Problem
Pacemaker HANA resource agent calls the HANA script systemReplicationStatus.py with a hard coded timeout set to 5 seconds. If the script fails to return HANA replication status within 5s, pacemaker marks HANA replication status SFAIL.
2021-07-04 16:50:53 nodename SAPHana(SAPHana_SID_HDB00): INFO: ACT site=nodename, setting SFAIL for secondary (2) - srRc=124
In a situation when Primary HANA fails or Primary host goes down, the promotion operation would fail due to SFAIL thus HANA is unable to failover.

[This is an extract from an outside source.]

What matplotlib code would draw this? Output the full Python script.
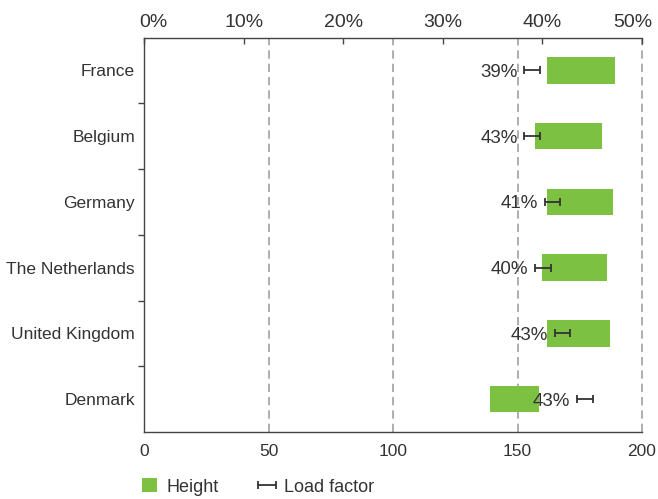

2021-06-22 12:42:20 nodename SAPHana(rsc_SAPHana_sid_HDB22): ERROR: ACT: HANA SYNC STATUS IS NOT 'SOK' SO THIS HANA SITE COULD NOT BE PROMOTED
Environment
- Pacemaker HA clusters without srHook enabled running on RHEL or SLES OSes
Solution
Workaround
- Check if the VM was under high load or having issues at the time SFAIL was reported. If needed you can open a ticket with SAP support who own systemReplicationStatus.py to understand why it did not return in the 5 seconds.
Solution
- Implement the HANA srHook python sctip as detailed in the GCP HANA HA operation guide.
Cause
Pacemaker relies on SystemReplication status to determine whether a secondary site is eligible for takeover. If the cluster cannot confirm that the secondary node is in full sync it will exclude it as "Possible Takeover Node" and mark the Replication State as SFAIL.